>> Begin Stored data

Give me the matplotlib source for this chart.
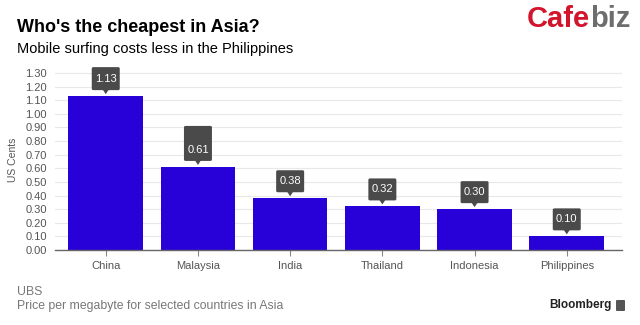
import matplotlib.pyplot as plt
from matplotlib.patches import FancyBboxPatch, Polygon

# Data
countries = ["China", "Malaysia", "India", "Thailand", "Indonesia", "Philippines"]
cents = [1.13, 0.61, 0.38, 0.32, 0.30, 0.10]
value_labels = ["1.13", "0.61", "0.38", "0.32", "0.30", "0.10"]
box_heights = [23, 35, 22, 22, 22, 22]  # callout box height in px
y_ticks = [0.0, 0.1, 0.2, 0.3, 0.4, 0.5, 0.6, 0.7, 0.8, 0.9, 1.0, 1.1, 1.2, 1.3]

BAR_COLOR = "#2800d8"
BOX_COLOR = "#4a4a4a"
GRID_COLOR = "#e8e8e8"
TICK_COLOR = "#555555"
FONT = "Liberation Sans"

plt.rcParams["font.family"] = [FONT, "DejaVu Sans"]

fig = plt.figure(figsize=(6.4, 3.25), dpi=100)
ax = fig.add_axes([0.086, 0.2308, 0.886, 0.553])

x = list(range(len(countries)))
ax.bar(x, cents, width=0.81, color=BAR_COLOR, zorder=2)

ax.set_xlim(-0.55, 5.6)
ax.set_ylim(0, 1.32)
ax.set_yticks(y_ticks)
ax.set_yticklabels([f"{t:.2f}" for t in y_ticks])
ax.set_xticks(x)
ax.set_xticklabels(countries)
ax.grid(axis="y", color=GRID_COLOR, linewidth=0.8, zorder=0)
ax.set_axisbelow(True)
for side in ["left", "right", "top"]:
    ax.spines[side].set_visible(False)
ax.spines["bottom"].set_color("#666666")
ax.spines["bottom"].set_linewidth(1.0)
ax.tick_params(axis="y", length=0, labelsize=8, labelcolor=TICK_COLOR, pad=6)
ax.tick_params(axis="x", length=4, color="#888888", labelsize=8,
               labelcolor=TICK_COLOR, pad=4)
ax.set_ylabel("US Cents", fontsize=7.5, color=TICK_COLOR, labelpad=5)

# Callout boxes above each bar, drawn in pixel coordinates
for xi, val, lab, bh in zip(x, cents, value_labels, box_heights):
    px, py = ax.transData.transform((xi, val))
    bottom = py + 6
    w = 28
    box = FancyBboxPatch((px - w / 2, bottom), w, bh,
                         boxstyle="round,pad=0,rounding_size=1.5",
                         transform=None, facecolor=BOX_COLOR,
                         edgecolor="none", clip_on=False, zorder=5)
    fig.patches.append(box)
    tri = Polygon([(px - 3, bottom + 0.5), (px + 3, bottom + 0.5), (px, bottom - 4)],
                  closed=True, transform=None, facecolor=BOX_COLOR,
                  edgecolor="none", clip_on=False, zorder=5)
    fig.patches.append(tri)
    fig.text(px / 640, (bottom + 11) / 325, lab, color="white",
             fontsize=8, ha="center", va="center", zorder=6)

# Titles
fig.text(17 / 640, 1 - 27 / 325, "Who's the cheapest in Asia?",
         fontsize=13, fontweight="bold", ha="left", va="center")
fig.text(17 / 640, 1 - 49 / 325, "Mobile surfing costs less in the Philippines",
         fontsize=10.5, ha="left", va="center")

# Footer
fig.text(17 / 640, 1 - 292 / 325, "UBS", fontsize=8.8, color="#777777",
         ha="left", va="center")
fig.text(17 / 640, 1 - 306 / 325, "Price per megabyte for selected countries in Asia",
         fontsize=8.8, color="#777777", ha="left", va="center")
fig.text(612 / 640, 1 - 305 / 325, "Bloomberg", fontsize=8.5, fontweight="bold",
         color="#222222", ha="right", va="center")
fig.patches.append(FancyBboxPatch((616, 325 - 311), 9, 11,
                                  boxstyle="round,pad=0,rounding_size=1",
                                  transform=None, facecolor="#555555",
                                  edgecolor="none"))

# Cafebiz logo
fig.text(590 / 640, 1 - 27 / 325, "Cafe", fontsize=21, fontweight="bold",
         color="#d2142c", ha="right", va="baseline")
fig.text(590 / 640, 1 - 27 / 325, "biz", fontsize=21, fontweight="bold",
         color="#6d6d6d", ha="left", va="baseline")

fig.savefig("out.png", dpi=100)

>> End Stored data

### Required work
Check every line of the data, and copy the ones that contain "matplotlib".

### Answer for this exercise
Give me the matplotlib source for this chart.
import matplotlib.pyplot as plt
from matplotlib.patches import FancyBboxPatch, Polygon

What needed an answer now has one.